### Task goal
Exclude the pictures and return every line exactly as written.

━━━━━━━━━━━━━━━━━━━━

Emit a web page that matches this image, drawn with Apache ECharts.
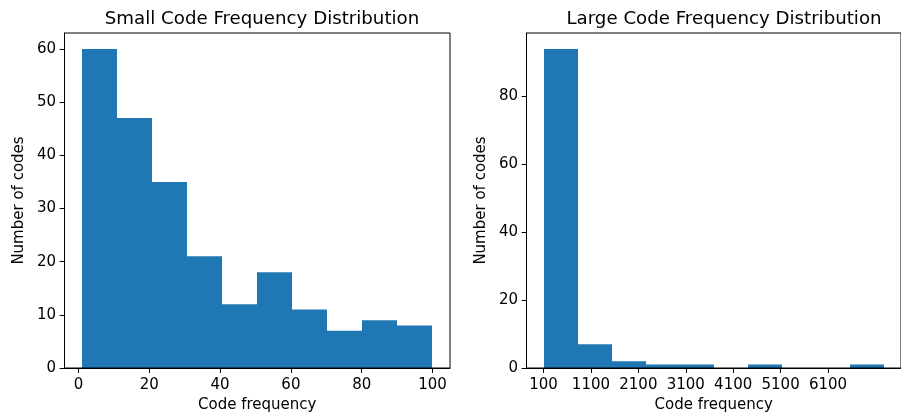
<!DOCTYPE html>
<html>
<head>
<meta charset="utf-8">
<script src="https://cdn.jsdelivr.net/npm/echarts@6/dist/echarts.min.js"></script>
<style>
  html, body { margin: 0; padding: 0; background: #fff; overflow: hidden; }
  #chart { width: 901px; height: 418px; }
</style>
</head>
<body>
<div id="chart"></div>
<script>
// Histogram bin edges and counts
const smallEdges = [1, 10.9, 20.8, 30.7, 40.6, 50.5, 60.4, 70.3, 80.2, 90.1, 100];
const smallCounts = [60, 47, 35, 21, 12, 18, 11, 7, 9, 8];
const largeEdges = [100, 818, 1536, 2254, 2972, 3690, 4408, 5126, 5844, 6562, 7280];
const largeCounts = [94, 7, 2, 1, 1, 0, 1, 0, 0, 1];

// Tick positions
const smallXTicks = [0, 20, 40, 60, 80, 100];
const smallYTicks = [0, 10, 20, 30, 40, 50, 60];
const largeXTicks = [100, 1100, 2100, 3100, 4100, 5100, 6100];
const largeYTicks = [0, 20, 40, 60, 80];

const titles = ['Small Code Frequency Distribution', 'Large Code Frequency Distribution'];
const xName = 'Code frequency';
const yName = 'Number of codes';

const FONT = 'DejaVu Sans';
const BAR = '#1f77b4';
const INK = '#000';
const TICK_FONT = 15;
const NAME_FONT = 15;
const TITLE_FONT = 18.2;

function binRows(edges, counts) {
  return counts.map((c, i) => [edges[i], edges[i + 1], c]);
}

// One rectangle per bin, snapped to whole pixels so neighbouring bins meet without seams
function renderBin(params, api) {
  const p0 = api.coord([api.value(0), api.value(2)]);
  const p1 = api.coord([api.value(1), 0]);
  const x0 = Math.round(p0[0]);
  const x1 = Math.round(p1[0]);
  const h = p1[1] - p0[1];
  if (h <= 0) return null;
  return {
    type: 'rect',
    shape: { x: x0, y: p0[1], width: x1 - x0, height: h },
    style: { fill: BAR }
  };
}

const plain = v => String(v);

function xAxisDef(idx, min, max, ticks) {
  return {
    type: 'value', gridIndex: idx, min: min, max: max, z: 5,
    name: xName, nameLocation: 'middle', nameGap: 30,
    nameTextStyle: { fontFamily: FONT, fontSize: NAME_FONT, color: INK },
    axisLine: { show: true, onZero: false, lineStyle: { color: INK, width: 1 } },
    axisTick: { show: true, length: 4.9, customValues: ticks, lineStyle: { color: INK, width: 1 } },
    axisLabel: { customValues: ticks, margin: 9.5, fontFamily: FONT, fontSize: TICK_FONT, color: INK,
                 formatter: plain, showMinLabel: true, showMaxLabel: true, hideOverlap: false },
    splitLine: { show: false }
  };
}

function yAxisDef(idx, max, ticks) {
  return {
    type: 'value', gridIndex: idx, min: 0, max: max, z: 5,
    name: yName, nameLocation: 'middle', nameGap: 37.5,
    nameTextStyle: { fontFamily: FONT, fontSize: NAME_FONT, color: INK },
    axisLine: { show: true, onZero: false, lineStyle: { color: INK, width: 1 } },
    axisTick: { show: true, length: 4.9, customValues: ticks, lineStyle: { color: INK, width: 1 } },
    axisLabel: { customValues: ticks, margin: 8.4, fontFamily: FONT, fontSize: TICK_FONT, color: INK,
                 formatter: plain, showMinLabel: true, showMaxLabel: true, hideOverlap: false },
    splitLine: { show: false }
  };
}

const chart = echarts.init(document.getElementById('chart'), null, { renderer: 'canvas' });

chart.setOption({
  animation: false,
  backgroundColor: '#fff',
  title: [
    { text: titles[0], left: 257, top: 5, textAlign: 'center',
      textStyle: { fontFamily: FONT, fontSize: TITLE_FONT, fontWeight: 'normal', color: INK } },
    { text: titles[1], left: 719, top: 5, textAlign: 'center',
      textStyle: { fontFamily: FONT, fontSize: TITLE_FONT, fontWeight: 'normal', color: INK } }
  ],
  grid: [
    { left: 64.5, right: 451, top: 33, bottom: 49, show: true, borderColor: INK, borderWidth: 1, z: 5 },
    { left: 526.5, right: -11, top: 33, bottom: 49, show: true, borderColor: INK, borderWidth: 1, z: 5 }
  ],
  xAxis: [
    xAxisDef(0, -3.95, 104.95, smallXTicks),
    xAxisDef(1, -259, 7639, largeXTicks)
  ],
  yAxis: [
    yAxisDef(0, 63, smallYTicks),
    yAxisDef(1, 98.7, largeYTicks)
  ],
  series: [
    { type: 'custom', xAxisIndex: 0, yAxisIndex: 0, renderItem: renderBin,
      encode: { x: [0, 1], y: 2 }, data: binRows(smallEdges, smallCounts), z: 2 },
    { type: 'custom', xAxisIndex: 1, yAxisIndex: 1, renderItem: renderBin,
      encode: { x: [0, 1], y: 2 }, data: binRows(largeEdges, largeCounts), z: 2 }
  ]
});
</script>
</body>
</html>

━━━━━━━━━━━━━━━━━━━━

### Exercise output
Emit a web page that matches this image, drawn with Apache ECharts.
<!DOCTYPE html>
<html>
<head>
<meta charset="utf-8">
<script src="https://cdn.jsdelivr.net/npm/echarts@6/dist/echarts.min.js"></script>
<style>
  html, body { margin: 0; padding: 0; background: #fff; overflow: hidden; }
  #chart { width: 901px; height: 418px; }
</style>
</head>
<body>
<div id="chart"></div>
<script>
// Histogram bin edges and counts
const smallEdges = [1, 10.9, 20.8, 30.7, 40.6, 50.5, 60.4, 70.3, 80.2, 90.1, 100];
const smallCounts = [60, 47, 35, 21, 12, 18, 11, 7, 9, 8];
const largeEdges = [100, 818, 1536, 2254, 2972, 3690, 4408, 5126, 5844, 6562, 7280];
const largeCounts = [94, 7, 2, 1, 1, 0, 1, 0, 0, 1];

// Tick positions
const smallXTicks = [0, 20, 40, 60, 80, 100];
const smallYTicks = [0, 10, 20, 30, 40, 50, 60];
const largeXTicks = [100, 1100, 2100, 3100, 4100, 5100, 6100];
const largeYTicks = [0, 20, 40, 60, 80];

const titles = ['Small Code Frequency Distribution', 'Large Code Frequency Distribution'];
const xName = 'Code frequency';
const yName = 'Number of codes';

const FONT = 'DejaVu Sans';
const BAR = '#1f77b4';
const INK = '#000';
const TICK_FONT = 15;
const NAME_FONT = 15;
const TITLE_FONT = 18.2;

function binRows(edges, counts) {
  return counts.map((c, i) => [edges[i], edges[i + 1], c]);
}

// One rectangle per bin, snapped to whole pixels so neighbouring bins meet without seams
function renderBin(params, api) {
  const p0 = api.coord([api.value(0), api.value(2)]);
  const p1 = api.coord([api.value(1), 0]);
  const x0 = Math.round(p0[0]);
  const x1 = Math.round(p1[0]);
  const h = p1[1] - p0[1];
  if (h <= 0) return null;
  return {
    type: 'rect',
    shape: { x: x0, y: p0[1], width: x1 - x0, height: h },
    style: { fill: BAR }
  };
}

const plain = v => String(v);

function xAxisDef(idx, min, max, ticks) {
  return {
    type: 'value', gridIndex: idx, min: min, max: max, z: 5,
    name: xName, nameLocation: 'middle', nameGap: 30,
    nameTextStyle: { fontFamily: FONT, fontSize: NAME_FONT, color: INK },
    axisLine: { show: true, onZero: false, lineStyle: { color: INK, width: 1 } },
    axisTick: { show: true, length: 4.9, customValues: ticks, lineStyle: { color: INK, width: 1 } },
    axisLabel: { customValues: ticks, margin: 9.5, fontFamily: FONT, fontSize: TICK_FONT, color: INK,
                 formatter: plain, showMinLabel: true, showMaxLabel: true, hideOverlap: false },
    splitLine: { show: false }
  };
}

function yAxisDef(idx, max, ticks) {
  return {
    type: 'value', gridIndex: idx, min: 0, max: max, z: 5,
    name: yName, nameLocation: 'middle', nameGap: 37.5,
    nameTextStyle: { fontFamily: FONT, fontSize: NAME_FONT, color: INK },
    axisLine: { show: true, onZero: false, lineStyle: { color: INK, width: 1 } },
    axisTick: { show: true, length: 4.9, customValues: ticks, lineStyle: { color: INK, width: 1 } },
    axisLabel: { customValues: ticks, margin: 8.4, fontFamily: FONT, fontSize: TICK_FONT, color: INK,
                 formatter: plain, showMinLabel: true, showMaxLabel: true, hideOverlap: false },
    splitLine: { show: false }
  };
}

const chart = echarts.init(document.getElementById('chart'), null, { renderer: 'canvas' });

chart.setOption({
  animation: false,
  backgroundColor: '#fff',
  title: [
    { text: titles[0], left: 257, top: 5, textAlign: 'center',
      textStyle: { fontFamily: FONT, fontSize: TITLE_FONT, fontWeight: 'normal', color: INK } },
    { text: titles[1], left: 719, top: 5, textAlign: 'center',
      textStyle: { fontFamily: FONT, fontSize: TITLE_FONT, fontWeight: 'normal', color: INK } }
  ],
  grid: [
    { left: 64.5, right: 451, top: 33, bottom: 49, show: true, borderColor: INK, borderWidth: 1, z: 5 },
    { left: 526.5, right: -11, top: 33, bottom: 49, show: true, borderColor: INK, borderWidth: 1, z: 5 }
  ],
  xAxis: [
    xAxisDef(0, -3.95, 104.95, smallXTicks),
    xAxisDef(1, -259, 7639, largeXTicks)
  ],
  yAxis: [
    yAxisDef(0, 63, smallYTicks),
    yAxisDef(1, 98.7, largeYTicks)
  ],
  series: [
    { type: 'custom', xAxisIndex: 0, yAxisIndex: 0, renderItem: renderBin,
      encode: { x: [0, 1], y: 2 }, data: binRows(smallEdges, smallCounts), z: 2 },
    { type: 'custom', xAxisIndex: 1, yAxisIndex: 1, renderItem: renderBin,
      encode: { x: [0, 1], y: 2 }, data: binRows(largeEdges, largeCounts), z: 2 }
  ]
});
</script>
</body>
</html>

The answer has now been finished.